Slashdot Mirror


Open Source Solution Breaks World Sorting Records

allenw writes "In a recent blog post, Yahoo's grid computing team announced that Apache Hadoop was used to break the current world sorting records in the annual GraySort contest. It topped the 'Gray' and 'Minute' sorts in the general purpose (Daytona) category. They sorted 1TB in 62 seconds, and 1PB in 16.25 hours. Apache Hadoop is the only open source software to ever win the competition.
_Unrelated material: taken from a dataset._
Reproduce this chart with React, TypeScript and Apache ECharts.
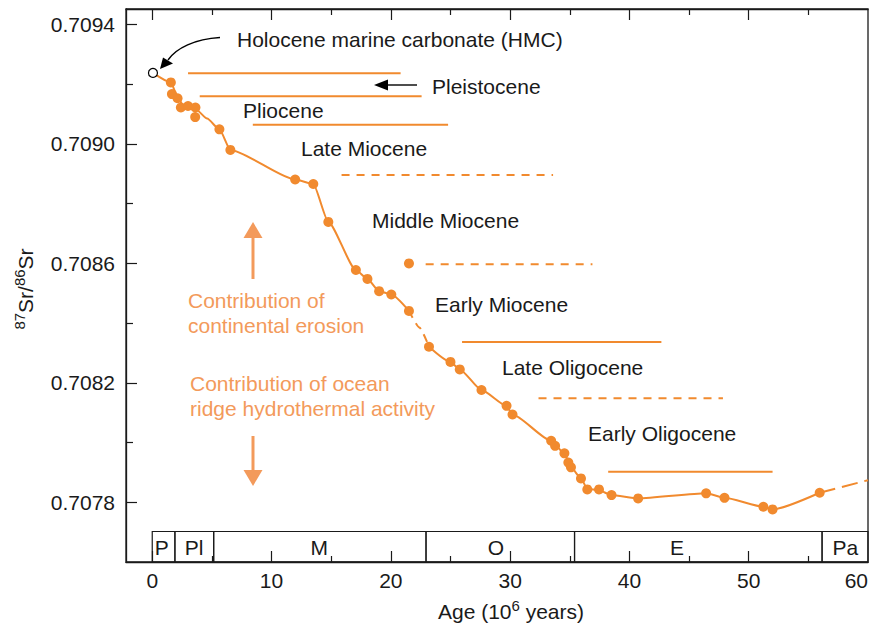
import React, { useEffect, useRef } from "react";
import * as echarts from "echarts";

const FONT = '"Liberation Sans", Arial, Helvetica, sans-serif';
const ORANGE = "#f18a2e";
const ORANGE_TEXT = "#f39a5b";
const INK = "#1a1a1a";

// ---- axes ----
const xMin = -2.2;
const xMax = 60;
const yMin = 0.7076;
const yMax = 0.709452;
const xLabelValues = [0, 10, 20, 30, 40, 50, 60];
const xMajorTicks = [0, 10, 20, 30, 40, 50];
const xMinorTicks = [5, 15, 25, 35, 45, 55];
const yLabelValues = [0.7078, 0.7082, 0.7086, 0.709, 0.7094];
const yMinorTicks = [0.708, 0.7084, 0.7088, 0.7092];

// ---- measured samples (age Ma, 87Sr/86Sr) ----
const sampleAges = [
  1.56, 1.65, 2.12, 2.4, 3.0, 3.62, 3.6, 5.63, 6.55, 11.98, 13.5, 14.76, 17.07,
  18.04, 19.02, 20.04, 21.52, 21.52, 23.2, 25.0, 25.78, 27.6, 29.7, 30.2, 33.44,
  33.77, 34.55, 34.88, 35.1, 35.94, 36.47, 37.45, 38.5, 40.73, 46.43, 47.97,
  51.23, 52.0, 55.95,
];
const sampleRatios = [
  0.709206, 0.709167, 0.709153, 0.709122, 0.709127, 0.709122, 0.70909,
  0.709049, 0.70898, 0.708881, 0.708866, 0.708739, 0.708578, 0.708548,
  0.708507, 0.708496, 0.708441, 0.7086, 0.708321, 0.70827, 0.708245, 0.708176,
  0.708123, 0.708094, 0.708006, 0.707989, 0.707964, 0.707933, 0.707917,
  0.70788, 0.707843, 0.707843, 0.707824, 0.707813, 0.70783, 0.707815,
  0.707785, 0.707776, 0.707832,
];
const hmcAges = [0.06];
const hmcRatios = [0.709238];

// ---- fitted curve ----
const curveAAges = [0.06, 1.56, 2.1, 2.6, 3.6, 4.6, 5.63, 6.55, 11.98, 13.5, 14.76, 17.07, 18.04, 19.02, 20.04, 21.52];
const curveARatios = [0.709238, 0.709206, 0.70916, 0.709128, 0.709118, 0.709085, 0.709049, 0.70898, 0.708881, 0.708866, 0.708739, 0.708578, 0.708548, 0.708507, 0.708496, 0.708441];
const curveBAges = [21.52, 22.4, 23.2];
const curveBRatios = [0.708441, 0.708385, 0.708321];
const curveCAges = [23.2, 25.0, 25.78, 27.6, 29.7, 30.2, 33.44, 34.55, 35.1, 35.94, 36.47, 37.45, 38.5, 40.73, 46.43, 47.97, 51.23, 52.0, 55.95];
const curveCRatios = [0.708321, 0.70827, 0.708245, 0.708176, 0.708123, 0.708094, 0.708006, 0.707964, 0.707917, 0.70788, 0.707845, 0.70784, 0.707824, 0.707813, 0.70783, 0.707815, 0.707785, 0.707776, 0.707832];
const curveDAges = [55.95, 60];
const curveDRatios = [0.707832, 0.707874];

// ---- epoch ranges (horizontal bars) ----
const rangeStartAges = [3.0, 3.98, 8.43, 15.87, 22.92, 25.97, 32.38, 38.22];
const rangeEndAges = [20.82, 22.58, 24.8, 33.6, 36.9, 42.68, 47.84, 52.0];
const rangeRatios = [0.709237, 0.70916, 0.709064, 0.708896, 0.708597, 0.708337, 0.708148, 0.707902];
const rangeDashed = [false, false, false, true, true, false, true, false];

// ---- time scale ----
const epochNames = ["P", "Pl", "M", "O", "E", "Pa"];
const epochStarts = [0, 1.9, 5.15, 22.95, 35.4, 56.15];
const epochEnds = [1.9, 5.15, 22.95, 35.4, 56.15, 65];
const epochLabelAges = [0.8, 3.5, 14.0, 28.8, 44.0, 58.1];

const zip = (a: number[], b: number[]) => a.map((v, i) => [v, b[i]]);

function buildOption(): any {
  const lineBase = {
    type: "line",
    showSymbol: false,
    silent: true,
    smooth: 0.2,
    smoothMonotone: "x",
    z: 2,
  };
  const rangeSeries = rangeStartAges.map((s, i) => ({
    type: "line",
    name: "range" + i,
    showSymbol: false,
    silent: true,
    z: 2,
    data: [
      [s, rangeRatios[i]],
      [rangeEndAges[i], rangeRatios[i]],
    ],
    lineStyle: { color: ORANGE, width: 2, type: rangeDashed[i] ? [8, 7] : "solid" },
  }));

  const txt = (text: string, x: number, y: number, fill = INK) => ({
    type: "text",
    x,
    y,
    style: { text, fill, font: `21px ${FONT}`, textAlign: "left", textVerticalAlign: "middle" },
    z: 10,
  });

  return {
    animation: false,
    backgroundColor: "#ffffff",
    grid: {
      left: 126,
      top: 9,
      width: 743.5,
      height: 553,
      show: true,
      borderColor: INK,
      borderWidth: 1.3,
      containLabel: false,
    },
    xAxis: [
      {
        type: "value",
        position: "bottom",
        min: xMin,
        max: xMax,
        axisLine: { show: true, onZero: false, lineStyle: { color: INK, width: 1.3 } },
        axisTick: { show: true, inside: true, length: 11, customValues: xMajorTicks, lineStyle: { color: INK, width: 1.2 } },
        axisLabel: {
          show: true,
          customValues: xLabelValues,
          fontSize: 21,
          fontFamily: FONT,
          color: INK,
          margin: 8,
          alignMaxLabel: "right",
        },
        splitLine: { show: false },
      },
      {
        type: "value",
        position: "bottom",
        min: xMin,
        max: xMax,
        axisLine: { show: false, onZero: false },
        axisTick: { show: true, inside: true, length: 6, customValues: xMinorTicks, lineStyle: { color: INK, width: 1.2 } },
        axisLabel: { show: false },
        splitLine: { show: false },
      },
      {
        type: "value",
        position: "top",
        min: xMin,
        max: xMax,
        axisLine: { show: true, onZero: false, lineStyle: { color: INK, width: 1.3 } },
        axisTick: { show: true, inside: true, length: 11, customValues: xMajorTicks, lineStyle: { color: INK, width: 1.2 } },
        axisLabel: { show: false },
        splitLine: { show: false },
      },
      {
        type: "value",
        position: "top",
        min: xMin,
        max: xMax,
        axisLine: { show: false, onZero: false },
        axisTick: { show: true, inside: true, length: 6, customValues: xMinorTicks, lineStyle: { color: INK, width: 1.2 } },
        axisLabel: { show: false },
        splitLine: { show: false },
      },
    ],
    yAxis: [
      {
        type: "value",
        position: "left",
        min: yMin,
        max: yMax,
        axisLine: { show: true, onZero: false, lineStyle: { color: INK, width: 1.3 } },
        axisTick: { show: true, inside: true, length: 11, customValues: yLabelValues, lineStyle: { color: INK, width: 1.2 } },
        axisLabel: {
          show: true,
          customValues: yLabelValues,
          formatter: (v: number) => v.toFixed(4),
          fontSize: 21,
          fontFamily: FONT,
          color: INK,
          margin: 11,
        },
        splitLine: { show: false },
      },
      {
        type: "value",
        position: "left",
        min: yMin,
        max: yMax,
        axisLine: { show: false, onZero: false },
        axisTick: { show: true, inside: true, length: 7, customValues: yMinorTicks, lineStyle: { color: INK, width: 1.2 } },
        axisLabel: { show: false },
        splitLine: { show: false },
      },
    ],
    series: [
      { ...lineBase, name: "curveA", data: zip(curveAAges, curveARatios), lineStyle: { color: ORANGE, width: 2 } },
      { ...lineBase, name: "curveB", data: zip(curveBAges, curveBRatios), lineStyle: { color: ORANGE, width: 2, type: [8, 6] } },
      { ...lineBase, name: "curveC", data: zip(curveCAges, curveCRatios), lineStyle: { color: ORANGE, width: 2 } },
      { ...lineBase, name: "curveD", data: zip(curveDAges, curveDRatios), lineStyle: { color: ORANGE, width: 2, type: [16, 7] } },
      ...rangeSeries,
      {
        type: "scatter",
        name: "samples",
        data: zip(sampleAges, sampleRatios),
        symbol: "circle",
        symbolSize: 10,
        itemStyle: { color: ORANGE, opacity: 1 },
        z: 5,
        silent: true,
      },
      {
        type: "scatter",
        name: "HMC",
        data: zip(hmcAges, hmcRatios),
        symbol: "circle",
        symbolSize: 9,
        itemStyle: { color: "#ffffff", borderColor: "#000", borderWidth: 1.2, opacity: 1 },
        z: 6,
        silent: true,
      },
      {
        type: "custom",
        name: "timescale",
        silent: true,
        z: 3,
        clip: false,
        encode: { x: [0, 1, 2], y: 3 },
        data: epochStarts.map((s, i) => [s, epochEnds[i], epochLabelAges[i], yMin]),
        renderItem: (params: any, api: any) => {
          const cs = params.coordSys;
          const bottom = cs.y + cs.height;
          const top = bottom - 30.5;
          const right = cs.x + cs.width;
          const x1 = api.coord([api.value(0), yMin])[0];
          const x2 = Math.min(api.coord([api.value(1), yMin])[0], right);
          const xl = api.coord([api.value(2), yMin])[0];
          return {
            type: "group",
            children: [
              {
                type: "rect",
                shape: { x: x1, y: top, width: x2 - x1, height: bottom - top },
                style: { fill: "none", stroke: INK, lineWidth: 1.2 },
              },
              {
                type: "text",
                style: {
                  text: epochNames[params.dataIndex],
                  x: xl,
                  y: top + 16,
                  align: "center",
                  verticalAlign: "middle",
                  fontSize: 21,
                  fontFamily: FONT,
                  fill: INK,
                },
              },
            ],
          };
        },
      },
    ],
    graphic: [
      txt("Holocene marine carbonate (HMC)", 237, 39),
      txt("Pleistocene", 432, 86),
      txt("Pliocene", 243, 110),
      txt("Late Miocene", 301, 148),
      txt("Middle Miocene", 372, 220),
      txt("Early Miocene", 435, 304),
      txt("Late Oligocene", 502, 367),
      txt("Early Oligocene", 588, 433),
      txt("Contribution of", 188, 300, ORANGE_TEXT),
      txt("continental erosion", 188, 325, ORANGE_TEXT),
      txt("Contribution of ocean", 190, 383, ORANGE_TEXT),
      txt("ridge hydrothermal activity", 190, 408, ORANGE_TEXT),
      // orange up arrow
      { type: "rect", shape: { x: 251.5, y: 236, width: 3, height: 43 }, style: { fill: ORANGE_TEXT }, z: 10 },
      { type: "polygon", shape: { points: [[253, 222], [243.5, 238], [262.5, 238]] }, style: { fill: ORANGE_TEXT }, z: 10 },
      // orange down arrow
      { type: "rect", shape: { x: 251.5, y: 436, width: 3, height: 36 }, style: { fill: ORANGE_TEXT }, z: 10 },
      { type: "polygon", shape: { points: [[243.5, 470], [262.5, 470], [253, 486]] }, style: { fill: ORANGE_TEXT }, z: 10 },
      // Pleistocene arrow
      { type: "line", shape: { x1: 386, y1: 85, x2: 417, y2: 85 }, style: { stroke: "#000", lineWidth: 1.4 }, z: 10 },
      { type: "polygon", shape: { points: [[374, 85], [388, 79.5], [388, 90.5]] }, style: { fill: "#000" }, z: 10 },
      // HMC curved arrow
      {
        type: "bezierCurve",
        shape: { x1: 220, y1: 37.5, cpx1: 195, cpy1: 39, cpx2: 176, cpy2: 48, x2: 168, y2: 60 },
        style: { stroke: "#000", lineWidth: 1.4, fill: "none" },
        z: 10,
      },
      { type: "polygon", shape: { points: [[160, 69], [163, 57.5], [173, 63.5]] }, style: { fill: "#000" }, z: 10 },
      // axis titles
      {
        type: "text",
        x: 24,
        y: 289,
        rotation: Math.PI / 2,
        style: {
          text: "{sup|87}{main|Sr/}{sup|86}{main|Sr}",
          textAlign: "center",
          textVerticalAlign: "middle",
          fill: INK,
          rich: {
            main: { fontSize: 21, fontFamily: FONT, fill: INK, lineHeight: 24, verticalAlign: "bottom" },
            sup: { fontSize: 15, fontFamily: FONT, fill: INK, lineHeight: 24, verticalAlign: "top" },
          },
        },
        z: 10,
      },
      {
        type: "text",
        x: 511,
        y: 610,
        style: {
          text: "{main|Age (10}{sup|6}{main| years)}",
          textAlign: "center",
          textVerticalAlign: "middle",
          fill: INK,
          rich: {
            main: { fontSize: 21, fontFamily: FONT, fill: INK, lineHeight: 24, verticalAlign: "bottom" },
            sup: { fontSize: 15, fontFamily: FONT, fill: INK, lineHeight: 24, verticalAlign: "top" },
          },
        },
        z: 10,
      },
    ],
  };
}

export default function App() {
  const ref = useRef<HTMLDivElement>(null);
  useEffect(() => {
    if (!ref.current) return;
    const chart = echarts.init(ref.current, null, { renderer: "svg" });
    chart.setOption(buildOption());
    return () => chart.dispose();
  }, []);
  return (
    <div
      ref={ref}
      style={{ position: "fixed", left: 0, top: 0, width: 871, height: 625, background: "#fff" }}
    />
  );
}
It also won the Terasort competition last year."

4 of 139 comments (clear)

  1. 100 bytes, 10 byte keys. by eddy · · Score: 5, Informative

    Probably why the second sentence in the article is "All of the sort benchmarks measure the time to sort different numbers of 100 byte records. The first 10 bytes of each record is the key and the rest is the value."

    --
    Belief is the currency of delusion.
  2. Re:When's it going to be 1.0? by Anonymous Coward · · Score: 5, Informative

    It's 0.20 but it's stable and production ready already. I use it with HBase and it scales awesomely.

  3. Not quite as impressive as it sounds by Sangui5 · · Score: 4, Informative

    Google's sorting results from last yeat (link) are much faster; they did a petabyte in 362 minutes, or 2.8 TB/sec. They minute sort didn't exist last year, but Google did 1TB in 68 seconds last year, so I think it may be safe to assume that they could do 1 TB in under a minute this year. Google just hasn't submitted any of their runs to the competition.

    From the sort benchmark page, the list the winning run as Yahoo's 100TB run, leaving out the 1PB run; that implies the 1PB run didn't conform to the rules, or was late, or something.

    People have commented that this is a "who has the biggest cluster" competition; the sort benchmark also includes the 'penny' sort, which is how much can you sort for 1 penny of computer time (assuming your machine lasts 3 years), and 'Joule' sort, how much energy does it take you to sort a set amount of data. Not surprisingly, the big clusters appear to be neither cost efficient nor energy efficient.

  4. Re:Overlords - Trivia by e9th · · Score: 5, Informative

    Hadoop's name (and mascot) came from Doug [the project leader] Cutting's son's yellow stuffed elephant toy.